Ну, насчет «легко» и «много» – это она напрасно, конечно… Не выпуская спиц из рук с утра до вечера, освоив еще и вязку платьев (за них платили в два раза больше), доводя до исступления брата и мужа беспрестанным мельканьем спиц и счетом петель, она все равно не могла заработать больше шести фунтов в неделю. Сущие гроши! Поэтому Мария перестала тратить силы на вязание и решила заняться шитьем. Кстати, у нее получалось очень недурно! Для какого-то званого обеда она скопировала вечернее платье от модного модельера Калло. И жадно ловила выражение лиц гостей: все ли в порядке с платьем? Учитывая, что спинку подгонял на ней муж, за эту часть своего платья она волновалась больше всего. Но вроде все обошлось. В конце концов она обшила и себя сверху донизу, и своих мужчин.
Однако ее усилия хоть и давали изрядную экономию, но денег не прибавляли. Мария не могла придумать, чем бы еще заняться, какую найти работу. Что характерно, она не чувствовала себя ни униженной, ни несчастной оттого, что принуждена трудиться, но хотелось, чтобы при этом можно было и получать хоть какое-то удовольствие, а не просто уныло зарабатывать деньги.
В то время пришла весть из Парижа: туда добралась княгиня Ольга Валерьяновна, вдова отца. Путятины с мужем немедленно поехали во Францию, где Мария увидела лишь тень прежней роскошной красавицы…
Несмотря на трагические воспоминания, Париж на сей раз произвел на Марию гораздо более приятное впечатление. Жизнь здесь бурлила, так, может быть, здесь ей удастся найти какое-то применение своим силам?
Кстати, этот год был ознаменован еще одним очень важным событием. Марии удалось – с согласия шведского короля, ее бывшего свекра, – встретиться в Копенгагене, на нейтральной территории, со своим сыном Леннартом. Это имело для нее тем большее значение, что приехали из России родители Путятина и привезли страшную весть о смерти внука, сына Марии Романа. Теперь она поняла: какое счастье, что где-то есть еще и Леннарт!
Что характерно, встреча с бывшим свекром, который приехал с частным визитом в Париж, прошла более живо, более тепло и эмоционально, чем свидание с Леннартом. Густав Шведский не забыл свою несколько взбалмошную, но такую обворожительную сноху и давно простил ей тот скандал, который она некогда учинила в августейшем семействе. А касаемо отношений с подросшим, но до сих пор не знавшим матери Леннартом… то, забегая вперед, можно сказать, что после этой первой встречи мать и сын встречались еще несколько раз и если не стали друзьями, то уж близкими людьми точно остались. Мария как-то раз даже уберегла сына от династического брака с голландской принцессой Юлианой (слишком уж печален был ее собственный опыт в супружеских отношениях такого рода!). И остаток дней своих она прожила рядом с сыном…

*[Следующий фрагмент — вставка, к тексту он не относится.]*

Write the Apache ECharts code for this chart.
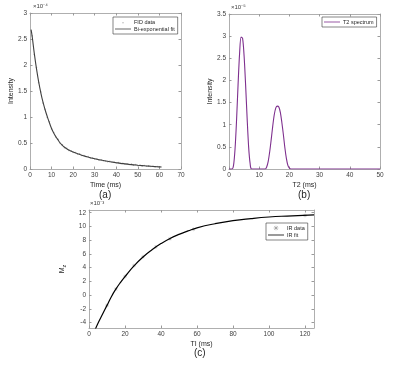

Но вернемся в Париж, к делам семьи Путятиных. Почти сразу Сергею удалось устроиться на работу в банке, а брат Марии Дмитрий получил место в фирме по продаже шампанских вин в Реймсе. Дела у него пошли весьма хорошо, и, очень может статься, он сделал бы карьеру виноторговца, когда бы случайно не познакомился на курорте в Биаррице – благодаря Феликсу Юсупову, который вел во Франции весьма рассеянный образ жизни, – со знаменитой модисткой Габриэль Шанель, которую все звали просто Коко. Утонченная красота «подлинного Романова» произвела такое впечатление на овернскую крестьянку, что она не называла Дмитрия иначе, чем «мой нежный принц». И это при том, что она презирала даже намеки на титулы и «голубую кровь»! То, что он, аристократ, спал теперь с бывшей крестьянкой, придавало этой связи тот оттенок извращенности, которая была по душе Дмитрию Павловичу. Не зря же он столько лет числился другом великого распутника Феликса Юсупова, известного самыми неожиданными пристрастиями…
Между тем Мария продолжала шить себе и на продажу наряды, занималась благотворительностью для русского Красного Креста, отдавая этому огромные силы и гораздо больше денег, чем могла себе позволить, страдала от откровенного отчуждения соотечественников, от пренебрежения и даже презрения тех, кто раньше заискивал перед ней, продавала драгоценности… и непрестанно думала, где найти источник дохода. Через Дмитрия она ближе познакомилась с Шанель, и Мария искренне восхитилась этой поистине великой художницей, чья деловая хватка позволила ей оставить позади многих мужчин, в том числе в мире моды – мире, как раньше считалось, сугубо мужском.